How would I write the projection or the pipeline, so that I get what I want, as shown above? I've tried:

projection = {...,
"PriceEGC": "$Price.FinalDisplayPrice.$numberDecimal",
...
}

and

projection = {...,
"PriceEGC": {"$toDecimal": "$Price.FinalDisplayPrice"}
...
}

and

projection = {...,
"PriceEGC": Decimal128.to_decimal("$Price.FinalDisplayPrice")
...
}

and altering the pipeline as well

pipeline = [
    {"$match": {}},
    {"$project": projection},
    {"$toDecimal": "$Price.FinalDisplayPrice"},
    {"$skip": batch_size * num},
    {"$limit": batch_size},
]

Solution

  • What you are seeing is the bson.json_util() representation of a MongoDB Decimal128 object. For more information on this data type, see https://www.mongodb.com/developer/quickstart/bson-data-types-decimal128/

    The bson.json_util() function provides the $numberDecimal wrapper so that the data type is preserved should you wish later to load the data back in.

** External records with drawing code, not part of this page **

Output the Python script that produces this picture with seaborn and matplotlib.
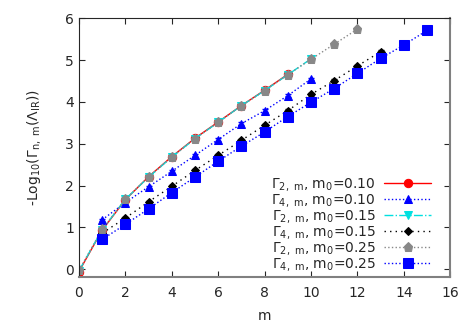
import numpy as np
import pandas as pd
import seaborn as sns
import matplotlib.pyplot as plt

sns.set_style('ticks')
plt.rcParams['font.family'] = ['DejaVu Sans']
plt.rcParams['mathtext.fontset'] = 'dejavusans'

# -Log10(Gamma) values
m_g2_010 = [0, 1, 2, 3, 4, 5, 6, 7, 8, 9]
g2_010 = [-0.06, 0.93, 1.66, 2.21, 2.69, 3.13, 3.52, 3.91, 4.28, 4.66]
m_g4_010 = [1, 2, 3, 4, 5, 6, 7, 8, 9, 10]
g4_010 = [1.18, 1.59, 1.97, 2.34, 2.72, 3.10, 3.48, 3.79, 4.15, 4.55]
m_g2_015 = [0, 1, 2, 3, 4, 5, 6, 7, 8, 9, 10]
g2_015 = [-0.04, 0.94, 1.67, 2.20, 2.68, 3.12, 3.51, 3.91, 4.27, 4.65, 5.03]
m_g4_015 = [1, 2, 3, 4, 5, 6, 7, 8, 9, 10, 11, 12, 13]
g4_015 = [0.86, 1.22, 1.61, 1.98, 2.36, 2.72, 3.08, 3.44, 3.79, 4.18, 4.51, 4.86, 5.20]
m_g2_025 = [0, 1, 2, 3, 4, 5, 6, 7, 8, 9, 10, 11, 12]
g2_025 = [-0.03, 0.95, 1.67, 2.20, 2.68, 3.12, 3.51, 3.91, 4.27, 4.65, 5.02, 5.38, 5.74]
m_g4_025 = [1, 2, 3, 4, 5, 6, 7, 8, 9, 10, 11, 12, 13, 14, 15]
g4_025 = [0.71, 1.07, 1.44, 1.83, 2.20, 2.58, 2.94, 3.28, 3.65, 3.99, 4.32, 4.68, 5.04, 5.36, 5.71]

series = [
    (r'$\Gamma_{2,\ \mathrm{m}}$, m$_0$=0.10', m_g2_010, g2_010, '#ff0000', 'o', '-', 6),
    (r'$\Gamma_{4,\ \mathrm{m}}$, m$_0$=0.10', m_g4_010, g4_010, '#0000ff', '^', ':', 6),
    (r'$\Gamma_{2,\ \mathrm{m}}$, m$_0$=0.15', m_g2_015, g2_015, '#00e0e0', 'v', '-.', 6),
    (r'$\Gamma_{4,\ \mathrm{m}}$, m$_0$=0.15', m_g4_015, g4_015, '#000000', 'D', (0, (1, 3)), 4.5),
    (r'$\Gamma_{2,\ \mathrm{m}}$, m$_0$=0.25', m_g2_025, g2_025, '#888888', 'p', ':', 6.5),
    (r'$\Gamma_{4,\ \mathrm{m}}$, m$_0$=0.25', m_g4_025, g4_025, '#0000ff', 's', ':', 6.5),
]

fig, ax = plt.subplots(figsize=(4.67, 3.27), dpi=100)
fig.subplots_adjust(left=0.169, right=0.964, bottom=0.154, top=0.944)

for label, mm, vals, col, mk, ls, ms in series:
    df = pd.DataFrame({'m': mm, 'v': vals})
    ax.errorbar(df['m'], df['v'], yerr=0.03, fmt='none', ecolor=col, elinewidth=0.8,
                capsize=2.5)
    sns.lineplot(data=df, x='m', y='v', ax=ax, color=col, marker=mk, markersize=ms,
                 linestyle=ls, linewidth=1.0, markeredgecolor=col, label=label)

ax.set_xlim(0, 16)
ax.set_ylim(-0.18, 6)
ax.set_xticks(np.arange(0, 17, 2))
ax.set_yticks(np.arange(0, 7, 1))
ax.tick_params(direction='in', top=True, right=True, labelsize=10, length=4)
ax.tick_params(axis='x', pad=7)
ax.set_xlabel('m', fontsize=10, labelpad=6)
ax.set_ylabel(r'-Log$_{10}$($\Gamma_{\mathrm{n,\ m}}$($\Lambda_{\mathrm{IR}}$))', fontsize=10,
              labelpad=16)
for side in ['bottom', 'right']:
    ax.spines[side].set_color('#808080')
    ax.spines[side].set_linewidth(1.5)

ax.legend(loc='lower right', bbox_to_anchor=(0.957, 0.004), frameon=False, markerfirst=False,
          fontsize=10, handlelength=3.4, labelspacing=-0.08, borderaxespad=0.0,
          borderpad=0.2, handletextpad=0.6)

plt.savefig('out.png', dpi=100)
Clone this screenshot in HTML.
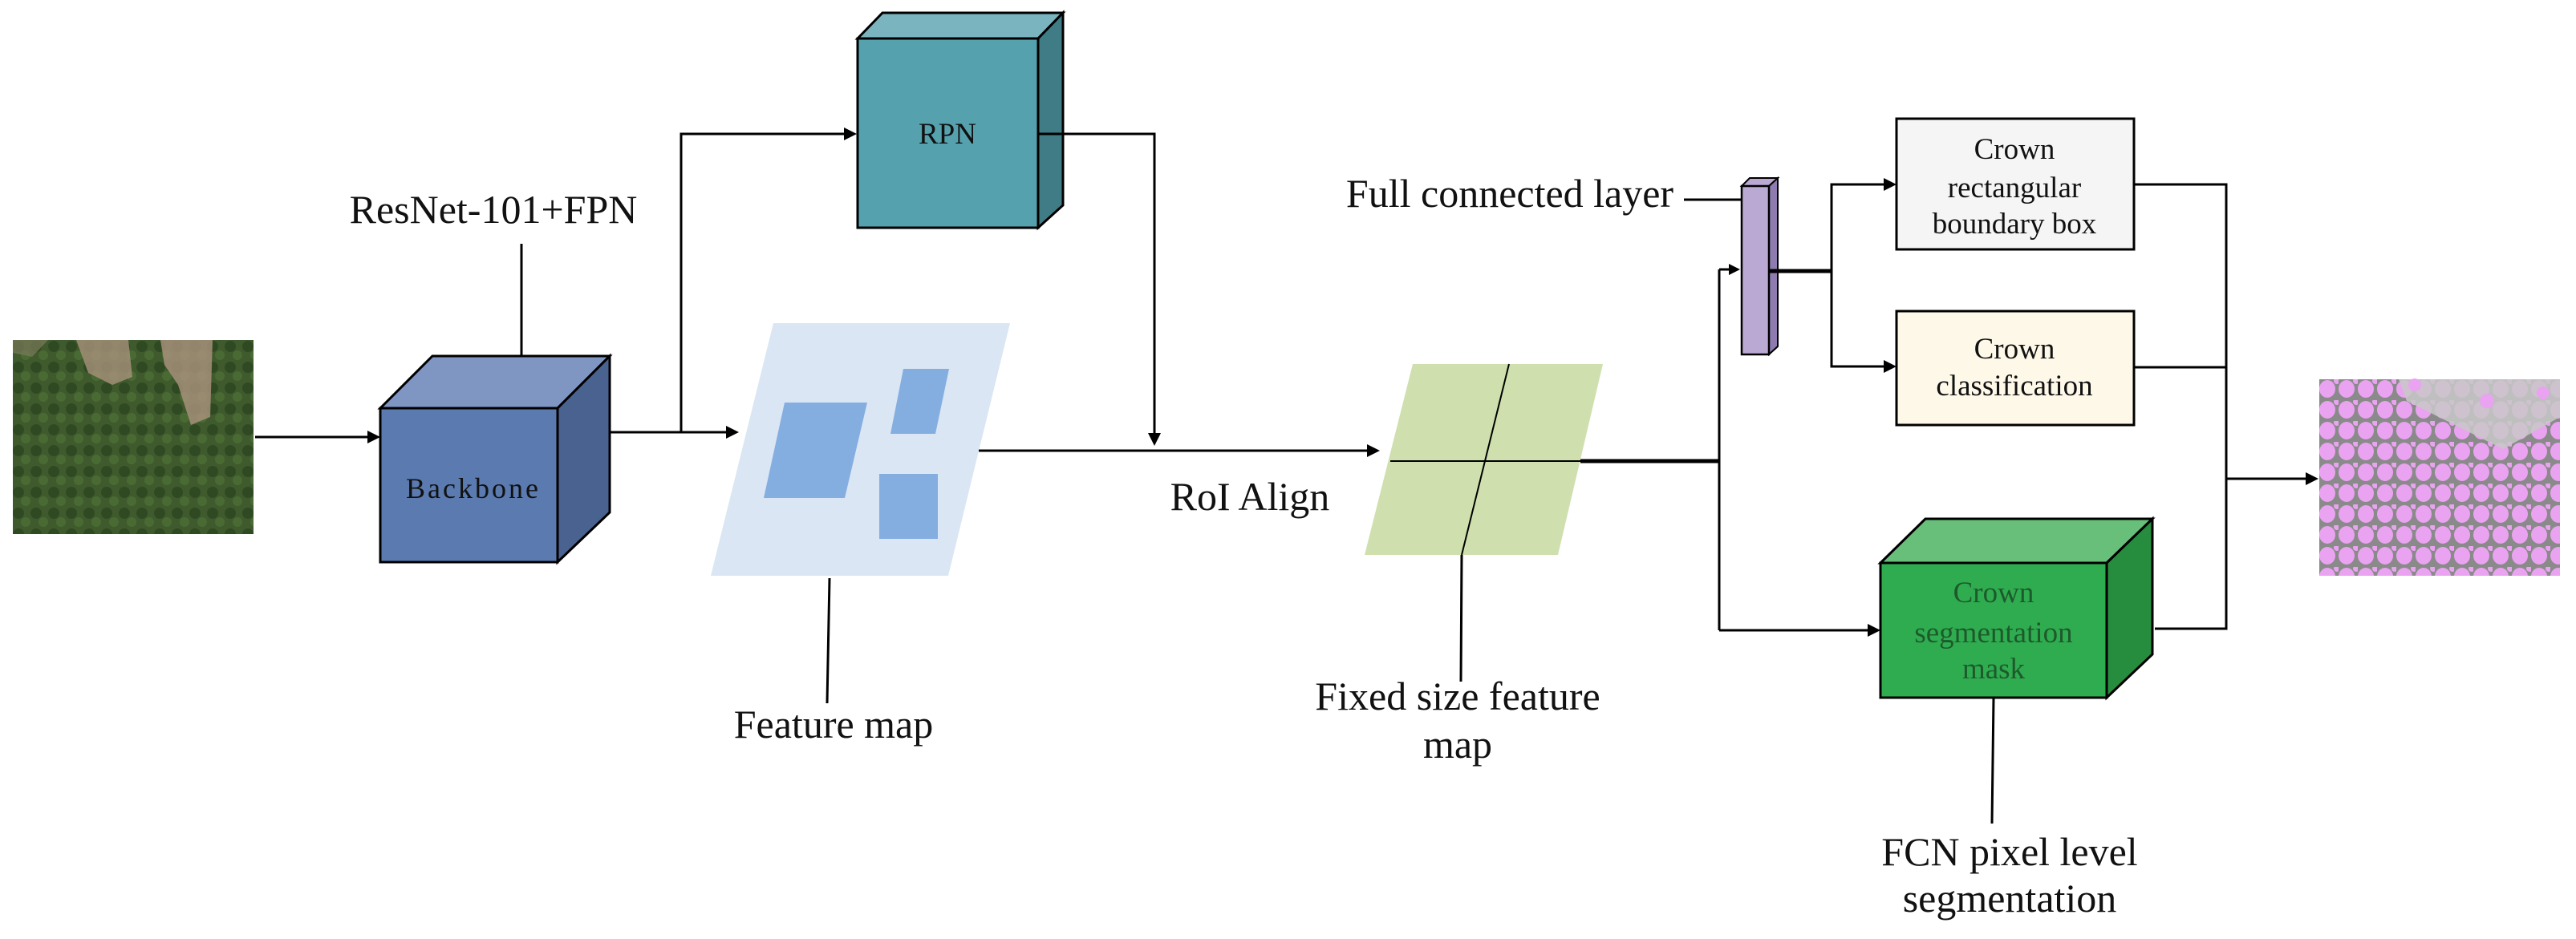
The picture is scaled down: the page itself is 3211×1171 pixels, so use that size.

    If you want a different behaviour then you might want to use the regular json.dumps() and override the Decimal128 behaviour, e.g.

    from pymongo import MongoClient
    from bson.decimal128 import Decimal128
    import json
    import bson
    
    
    class CustomJsonEncoder(json.JSONEncoder):
        def default(self, obj):
            if isinstance(obj, bson.decimal128.Decimal128):
                return float(obj.to_decimal())
    
    
    db = MongoClient()['mydatabase']
    collection = db['mycollection']
    
    collection.insert_one({'Price': {'FinalDisplayPrice': Decimal128('36268.00')}})
    print(json.dumps(list(collection.find({}, {'_id': 0})), indent=4, cls=CustomJsonEncoder))
    

    prints:

    [
        {
            "Price": {
                "FinalDisplayPrice": 36268.0
            }
        }
    ]